You are seriously underestimating how much exterminating the Soviets carried out. Look at the Kulaks again:

In the case of Britain, after carrying out the murders of the names in the Black Book and British Jews, the plan was to create a civilian government of Brits to administrate a new, fascist, Britain, similar to what was done in Norway.

Thanks for responding. I did a quick image search and don’t see that logo anywhere but on Conspiracy theory sites. I find the idea that a British think tank could establish itself as the nightmare government you describe to be risible. I’m honestly not sure where to begin pointing out all the flaws. I don’t think there will be a dictatorship in the US, at least not in my lifetime–which admittedly I’m on the back half of–but if there is (and there won’t be) it will probably arise from the Christian right, not from a handful of powerless leftist academics across the pond.
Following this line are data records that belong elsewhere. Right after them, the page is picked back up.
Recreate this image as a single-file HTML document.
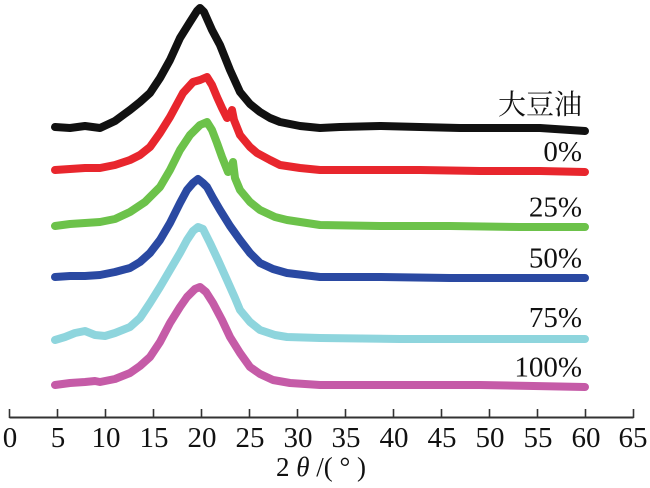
<!DOCTYPE html>
<html><head><meta charset="utf-8"><style>
html,body{margin:0;padding:0;background:#fff;}
svg{display:block;}
.s{font-family:"Liberation Serif","Times New Roman",Times,"DejaVu Serif","Noto Serif CJK SC",serif;}
</style></head><body>
<svg width="650" height="488" viewBox="0 0 650 488" xmlns="http://www.w3.org/2000/svg">
<g fill="none" stroke-width="8" stroke-linejoin="round" stroke-linecap="round">
<polyline stroke="#111111" points="55,127 70,128 85,126 100,128 115,121 130,110 140,102 150,93 160,78 170,60 180,38 190,22 197,11 200,8 204,12 212,30 220,45 230,70 240,92 250,104 260,112 270,118 280,122 300,126 320,128 340,127 380,126 420,127 460,128 500,128 540,128 585,131"/>
<polyline stroke="#e8262d" points="55,170 70,169 85,168 100,168 115,165 130,160 140,155 150,147 160,133 170,117 183,93 193,82 200,80 207,77 212,85 217,97 222,108 227,118 230,116 232,110 234,120 240,135 250,147 257,153 270,160 280,165 300,168 320,170 360,170 420,170 480,171 540,171 585,172"/>
<polyline stroke="#6cc24a" points="55,226 70,224 85,223 100,222 115,219 130,212 145,202 160,187 170,170 180,150 190,135 200,125 207,122 212,130 217,143 222,157 228,172 231,169 233,162 235,178 240,190 250,202 260,210 275,217 287,220 320,225 380,226 450,226 520,227 585,227"/>
<polyline stroke="#2a49a2" points="55,277 70,276 85,276 100,275 115,272 130,268 140,262 150,253 160,240 170,223 180,203 187,190 193,183 198,179 203,183 207,187 213,198 220,210 230,226 240,240 250,253 260,263 273,269 287,273 320,277 380,277 450,278 520,278 585,278"/>
<polyline stroke="#8ed5dd" points="55,340 65,337 75,333 85,331 95,335 105,336 115,333 130,327 140,318 150,303 160,287 170,270 180,253 187,240 193,231 198,227 203,229 210,243 218,260 227,280 235,298 240,310 250,322 260,330 275,335 287,337 320,338 400,339 480,339 585,339"/>
<polyline stroke="#c55ba7" points="55,385 70,383 85,382 95,381 100,382 115,379 130,373 140,366 150,357 160,342 170,323 180,307 187,297 195,289 200,287 206,292 213,303 222,320 230,337 240,353 250,367 260,374 273,380 290,383 320,385 400,385 480,385 585,387"/>
</g>
<g stroke="#333" stroke-width="1.6">
<line x1="9.5" y1="417.5" x2="633.5" y2="417.5" stroke-width="2"/>
<line x1="9.5" y1="409" x2="9.5" y2="418"/>
<line x1="57.5" y1="409" x2="57.5" y2="418"/>
<line x1="105.5" y1="409" x2="105.5" y2="418"/>
<line x1="153.5" y1="409" x2="153.5" y2="418"/>
<line x1="201.5" y1="409" x2="201.5" y2="418"/>
<line x1="249.5" y1="409" x2="249.5" y2="418"/>
<line x1="297.5" y1="409" x2="297.5" y2="418"/>
<line x1="345.5" y1="409" x2="345.5" y2="418"/>
<line x1="393.5" y1="409" x2="393.5" y2="418"/>
<line x1="441.5" y1="409" x2="441.5" y2="418"/>
<line x1="489.5" y1="409" x2="489.5" y2="418"/>
<line x1="537.5" y1="409" x2="537.5" y2="418"/>
<line x1="585.5" y1="409" x2="585.5" y2="418"/>
<line x1="633.5" y1="409" x2="633.5" y2="418"/>
</g>
<g class="s" font-family="Liberation Serif, Times New Roman, DejaVu Serif, serif" font-size="29" fill="#111" text-anchor="middle">
<text class="s" x="10" y="447">0</text>
<text class="s" x="58" y="447">5</text>
<text class="s" x="106" y="447">10</text>
<text class="s" x="154" y="447">15</text>
<text class="s" x="202" y="447">20</text>
<text class="s" x="250" y="447">25</text>
<text class="s" x="298" y="447">30</text>
<text class="s" x="346" y="447">35</text>
<text class="s" x="394" y="447">40</text>
<text class="s" x="442" y="447">45</text>
<text class="s" x="490" y="447">50</text>
<text class="s" x="538" y="447">55</text>
<text class="s" x="586" y="447">60</text>
<text class="s" x="633" y="447">65</text>
</g>
<text class="s" x="321" y="476" font-family="Liberation Serif, Times New Roman, DejaVu Serif, serif" font-size="27" fill="#111" text-anchor="middle">2 <tspan font-style="italic">θ</tspan> /( ° )</text>
<g class="s" font-family="Liberation Serif, Times New Roman, DejaVu Serif, serif" font-size="29" fill="#111" text-anchor="end">
<text x="582" y="114" font-family="Noto Serif CJK SC, serif" font-size="28" style="font-family:'Noto Serif CJK SC',serif">大豆油</text>
<text class="s" x="582" y="161">0%</text>
<text class="s" x="582" y="216.5">25%</text>
<text class="s" x="582" y="267.5">50%</text>
<text class="s" x="582" y="327">75%</text>
<text class="s" x="582" y="376.5">100%</text>
</g>
</svg>
</body></html>
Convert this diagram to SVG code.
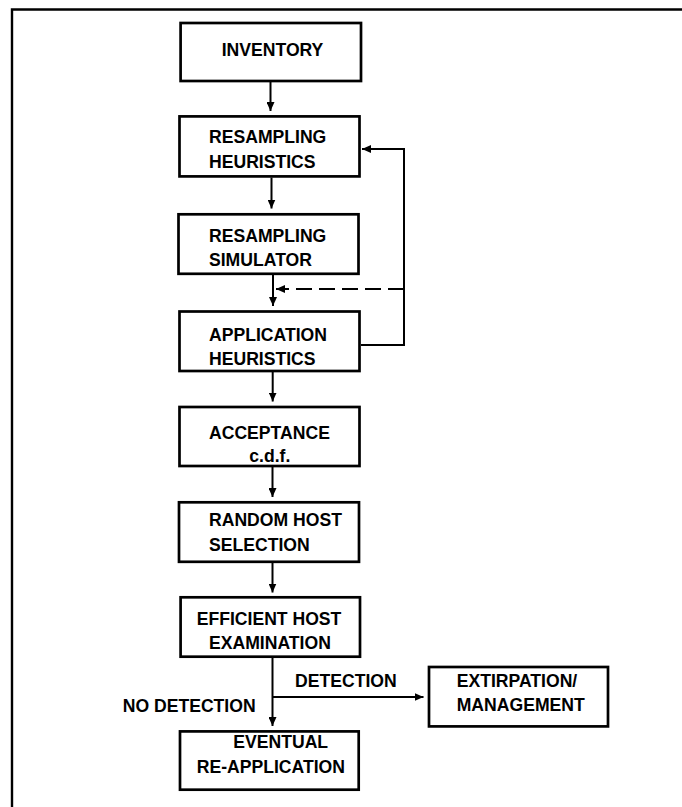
<svg xmlns="http://www.w3.org/2000/svg" width="682" height="807" viewBox="0 0 682 807">
  <style>
    .box { fill: #fff; stroke: #000; stroke-width: 2.7; }
    .lbl { font-family: "Liberation Sans", Arial, Helvetica, sans-serif; font-weight: bold; font-size: 17.6px; fill: #000; }
    .wire { fill: none; stroke: #000; stroke-width: 2; }
    .dash { stroke-dasharray: 16 7; }
  </style>
  <defs>
    <marker id="head" markerUnits="userSpaceOnUse" markerWidth="9" markerHeight="8" refX="9" refY="4" orient="auto">
      <path d="M0,0 L9,4 L0,8 z" fill="#000"/>
    </marker>
  </defs>

  <!-- outer frame -->
  <path d="M12,812 V9.5 H690" fill="none" stroke="#000" stroke-width="2.4"/>

  <!-- connectors -->
  <g id="connectors">
    <path class="wire" d="M270.5,82 V111" marker-end="url(#head)"/>
    <path class="wire" d="M271.5,177.5 V208.5" marker-end="url(#head)"/>
    <path class="wire" d="M273,275 V306" marker-end="url(#head)"/>
    <path class="wire dash" d="M404,289 H276" marker-end="url(#head)"/>
    <path class="wire" d="M361,345 H404 V149 H362" marker-end="url(#head)"/>
    <path class="wire" d="M272.7,372 V401.5" marker-end="url(#head)"/>
    <path class="wire" d="M272.5,467 V497" marker-end="url(#head)"/>
    <path class="wire" d="M272.5,563 V592.5" marker-end="url(#head)"/>
    <path class="wire" d="M272.5,658 V726" marker-end="url(#head)"/>
    <path class="wire" d="M272.5,697 H423.5" marker-end="url(#head)"/>
    <text class="lbl" x="295" y="686.7">DETECTION</text>
    <text class="lbl" x="122.7" y="711.7">NO DETECTION</text>
  </g>

  <g id="inventory">
    <rect class="box" x="180.6" y="23" width="180.4" height="58"/>
    <text class="lbl" x="221.7" y="55.7">INVENTORY</text>
  </g>

  <g id="resampling-heuristics">
    <rect class="box" x="179.5" y="116.4" width="180" height="60"/>
    <text class="lbl" x="209" y="142.7">RESAMPLING</text>
    <text class="lbl" x="209" y="167.7">HEURISTICS</text>
  </g>

  <g id="resampling-simulator">
    <rect class="box" x="178.5" y="214.3" width="180" height="59.5"/>
    <text class="lbl" x="209" y="241.7">RESAMPLING</text>
    <text class="lbl" x="209" y="265.7">SIMULATOR</text>
  </g>

  <g id="application-heuristics">
    <rect class="box" x="179.5" y="311.5" width="180" height="59.5"/>
    <text class="lbl" x="209" y="340.7">APPLICATION</text>
    <text class="lbl" x="209" y="365">HEURISTICS</text>
  </g>

  <g id="acceptance">
    <rect class="box" x="179.5" y="407" width="180" height="59"/>
    <text class="lbl" x="209" y="439.3">ACCEPTANCE</text>
    <text class="lbl" x="249.3" y="462.3">c.d.f.</text>
  </g>

  <g id="random-host-selection">
    <rect class="box" x="179" y="502.3" width="180" height="59.5"/>
    <text class="lbl" x="209" y="525.7">RANDOM HOST</text>
    <text class="lbl" x="209" y="550.7">SELECTION</text>
  </g>

  <g id="efficient-host-examination">
    <rect class="box" x="180.6" y="597.3" width="179.4" height="59.4"/>
    <text class="lbl" x="196.7" y="625">EFFICIENT HOST</text>
    <text class="lbl" x="209" y="649.3">EXAMINATION</text>
  </g>

  <g id="extirpation-management">
    <rect class="box" x="429" y="667" width="179" height="59.4"/>
    <text class="lbl" x="456.7" y="686.7">EXTIRPATION/</text>
    <text class="lbl" x="456.7" y="711">MANAGEMENT</text>
  </g>

  <g id="eventual-reapplication">
    <rect class="box" x="180" y="731.4" width="178.7" height="58.3"/>
    <text class="lbl" x="233.3" y="748.3">EVENTUAL</text>
    <text class="lbl" x="196.7" y="773.3">RE-APPLICATION</text>
  </g>
</svg>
ETA: Or possibly a military coup, which again is more likely than a handful of academics seizing power somehow.

Would it have been headed by Sir Oswald Mosley?

Isn’t the symbol of the Fabian Society a tortoise?

Agreed, radical Leftism has tended to produce nightmarish results in practice, as radicalism tends to do. That said, how does the existence of the Fabian Society, a British socialist organization that peaked in influence in the early 1900’s, and now boasts 6,286 members, evidence for collectivism becoming increasing accepted over individualism in the United States?

Possibly, he was discussed as a candidate, as was Harold Nicholson. There were three German agencies carrying out the planning; the OKW (Supreme Command of the Armed Forces), the RSHA (Reich Main Security Office), and the Foreign Ministry, and of course the invasion never occured, so it’s hard to be definitive on who’d have ended up in charge. What is definitive is the Germans planned to install a fascist, British, government, which is spreading ideology.

ETA: Hitler’s Britain is an interesting documentary on the subject if you can find it.

Best account I’ve read of Hitler’s long-range plans is from Paul Johnson’s Modern Times:

Interesting stuff as usual, BrainGlutton.

That looks like the spreading of ideology to me.